# PROVIDED DATA

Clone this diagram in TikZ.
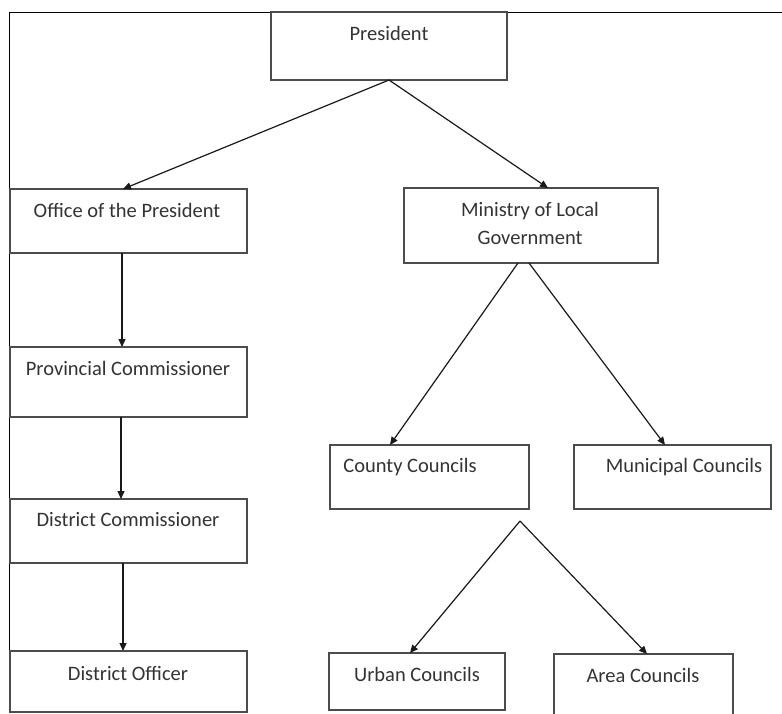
\documentclass[tikz,border=0pt]{standalone}
\usepackage{fontspec}
\setmainfont{Carlito}
\usetikzlibrary{arrows.meta}
\begin{document}
\begin{tikzpicture}[x=1pt,y=-1pt,
  box/.style={draw=black!70, line width=1.4pt, rectangle, inner sep=0pt, outer sep=0pt},
  lbl/.style={inner sep=0pt, font=\fontsize{20.5}{28}\selectfont, text=black!80, align=center},
  arr/.style={draw=black!90, line width=1.2pt, -{Triangle[length=8pt,width=7pt]}},
  ln/.style={draw=black!90, line width=1.2pt}]
\useasboundingbox (0,0) rectangle (782,713);
\begin{scope}
\clip (0,0) rectangle (782,713);
% frame
\draw[line width=1pt] (9,713) -- (9,12) -- (782,12);
% boxes
\node[box, minimum width=236pt, minimum height=68pt] (pres) at (389,46) {};
\node[box, minimum width=237pt, minimum height=64pt] (office) at (128.5,221) {};
\node[box, minimum width=254pt, minimum height=75pt] (min) at (531,225.5) {};
\node[box, minimum width=237pt, minimum height=70pt] (prov) at (128.5,382) {};
\node[box, minimum width=237pt, minimum height=64pt] (dc) at (128.5,531) {};
\node[box, minimum width=237pt, minimum height=61pt] (do) at (128.5,681.5) {};
\node[box, minimum width=199pt, minimum height=64pt] (county) at (429.5,477) {};
\node[box, minimum width=197pt, minimum height=64pt] (muni) at (672.5,477) {};
\node[box, minimum width=176pt, minimum height=57pt] (urban) at (417,681.5) {};
\node[box, minimum width=179pt, minimum height=66pt] (area) at (643.5,687) {};
% labels
\node[lbl] (presT) at (389,33) {President};
\node[lbl] (officeT) at (127,210) {Office of the President};
\node[lbl] (minT) at (530,223) {Ministry of Local\\Government};
\node[lbl] (provT) at (128,368) {Provincial Commissioner};
\node[lbl] (dcT) at (128,520) {District Commissioner};
\node[lbl] (doT) at (128,673) {District Officer};
\node[lbl] (countyT) at (410,467) {County Councils};
\node[lbl] (muniT) at (684,467) {Municipal Councils};
\node[lbl] (urbanT) at (417,674) {Urban Councils};
\node[lbl] (areaT) at (643,675) {Area Councils};
% connectors
\coordinate (split) at (520,521);
\draw[arr] (pres.south) -- ([xshift=-5.5pt]office.north);
\draw[arr] (pres.south) -- ([xshift=17pt]min.north);
\draw[arr] ([xshift=-6.5pt]office.south) -- ([xshift=-6.5pt]prov.north);
\draw[arr] ([xshift=-7.5pt]prov.south) -- ([xshift=-7.5pt]dc.north);
\draw[arr] ([xshift=-5.5pt]dc.south) -- ([xshift=-5.5pt]do.north);
\draw[arr] ([xshift=-13pt]min.south) -- ([xshift=-39.5pt]county.north);
\draw[arr] ([xshift=-2pt]min.south) -- ([xshift=-7.5pt]muni.north);
\draw[arr] (split) -- ([xshift=-7pt]urban.north);
\draw[arr] (split) -- ([xshift=3.5pt]area.north);
\end{scope}
\end{tikzpicture}
\end{document}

# PROBLEM DETAILS
Pictures in the data above should not be copied; transcribe everything else exactly.

# EXERCISE RESPONSE
Clone this diagram in TikZ.
\documentclass[tikz,border=0pt]{standalone}
\usepackage{fontspec}
\setmainfont{Carlito}
\usetikzlibrary{arrows.meta}
\begin{document}
\begin{tikzpicture}[x=1pt,y=-1pt,
  box/.style={draw=black!70, line width=1.4pt, rectangle, inner sep=0pt, outer sep=0pt},
  lbl/.style={inner sep=0pt, font=\fontsize{20.5}{28}\selectfont, text=black!80, align=center},
  arr/.style={draw=black!90, line width=1.2pt, -{Triangle[length=8pt,width=7pt]}},
  ln/.style={draw=black!90, line width=1.2pt}]
\useasboundingbox (0,0) rectangle (782,713);
\begin{scope}
\clip (0,0) rectangle (782,713);
% frame
\draw[line width=1pt] (9,713) -- (9,12) -- (782,12);
% boxes
\node[box, minimum width=236pt, minimum height=68pt] (pres) at (389,46) {};
\node[box, minimum width=237pt, minimum height=64pt] (office) at (128.5,221) {};
\node[box, minimum width=254pt, minimum height=75pt] (min) at (531,225.5) {};
\node[box, minimum width=237pt, minimum height=70pt] (prov) at (128.5,382) {};
\node[box, minimum width=237pt, minimum height=64pt] (dc) at (128.5,531) {};
\node[box, minimum width=237pt, minimum height=61pt] (do) at (128.5,681.5) {};
\node[box, minimum width=199pt, minimum height=64pt] (county) at (429.5,477) {};
\node[box, minimum width=197pt, minimum height=64pt] (muni) at (672.5,477) {};
\node[box, minimum width=176pt, minimum height=57pt] (urban) at (417,681.5) {};
\node[box, minimum width=179pt, minimum height=66pt] (area) at (643.5,687) {};
% labels
\node[lbl] (presT) at (389,33) {President};
\node[lbl] (officeT) at (127,210) {Office of the President};
\node[lbl] (minT) at (530,223) {Ministry of Local\\Government};
\node[lbl] (provT) at (128,368) {Provincial Commissioner};
\node[lbl] (dcT) at (128,520) {District Commissioner};
\node[lbl] (doT) at (128,673) {District Officer};
\node[lbl] (countyT) at (410,467) {County Councils};
\node[lbl] (muniT) at (684,467) {Municipal Councils};
\node[lbl] (urbanT) at (417,674) {Urban Councils};
\node[lbl] (areaT) at (643,675) {Area Councils};
% connectors
\coordinate (split) at (520,521);
\draw[arr] (pres.south) -- ([xshift=-5.5pt]office.north);
\draw[arr] (pres.south) -- ([xshift=17pt]min.north);
\draw[arr] ([xshift=-6.5pt]office.south) -- ([xshift=-6.5pt]prov.north);
\draw[arr] ([xshift=-7.5pt]prov.south) -- ([xshift=-7.5pt]dc.north);
\draw[arr] ([xshift=-5.5pt]dc.south) -- ([xshift=-5.5pt]do.north);
\draw[arr] ([xshift=-13pt]min.south) -- ([xshift=-39.5pt]county.north);
\draw[arr] ([xshift=-2pt]min.south) -- ([xshift=-7.5pt]muni.north);
\draw[arr] (split) -- ([xshift=-7pt]urban.north);
\draw[arr] (split) -- ([xshift=3.5pt]area.north);
\end{scope}
\end{tikzpicture}
\end{document}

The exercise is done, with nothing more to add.